Combined anatomical and functional imaging using coronary CT angiography and myocardial perfusion SPECT in symptomatic adults with abnormal origin of a coronary artery INTERNATIONAL JOURNAL OF CARDIOVASCULAR IMAGING Uebleis, C., Groebner, M., von Ziegler, F., Becker, A., Rischpler, C., TEGTMEYER, R., Becker, C., Lehner, S., HAUG, A. R., Cumming, P., Bartenstein, P., Franz, W. M., Hacker, M. 2012; 28 (7): 1763-1774


There has been a lack of standardized workup guidelines for patients with congenital abnormal origin of a coronary artery from the opposite sinus (ACAOS). We aimed to evaluate the use of cardiac hybrid imaging using multi-detector row CT (MDCT) for coronary CT angiography (Coronary CTA) and stress-rest myocardial perfusion SPECT (MPS) for comprehensive diagnosis of symptomatic adult patients with ACAOS. Seventeen symptomatic patients (12 men; 54 ± 13 years) presenting with ACAOS underwent coronary CTA and MPS. Imaging data were analyzed by conventional means, and with additional use of 3D image fusion to allocate stress induced perfusion defects (PD) to their supplying coronary arteries.
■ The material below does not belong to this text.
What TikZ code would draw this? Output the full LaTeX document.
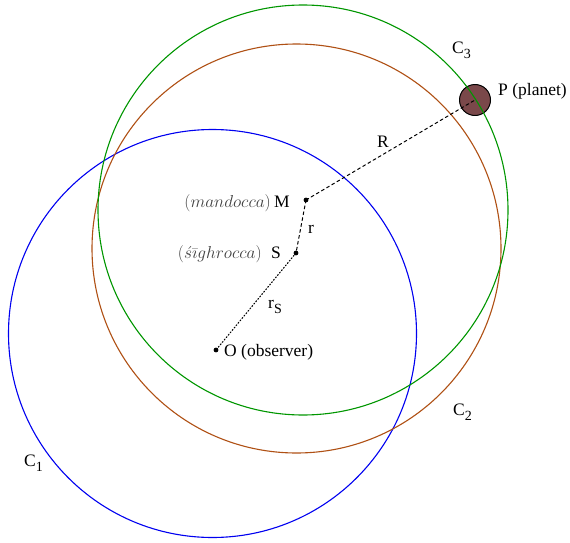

An anomalous RCA arose from the left anterior sinus in eight patients, an abnormal origin from the right sinus was detected in nine patients (5 left coronary arteries, LCA and 4 LCx). Five of the 17 patients (29%) demonstrated a reversible PD in MPS. There was no correlation between the anatomical variants of ACAOS and the presence of myocardial ischemia. Image fusion enabled the allocation of reversible PD to the anomalous vessel in three patients (two cases in the RCA and the other in the LCA territory); PD in two patients were allocated to the territory of artery giving rise to the anomalies, rather than the anomalies themselves. In a small cohort of adult symptomatic patients with ACAOS anomaly there was no relation found between the specific anatomical variant and the appearance of stress induced myocardial ischemia using cardiac hybrid imaging.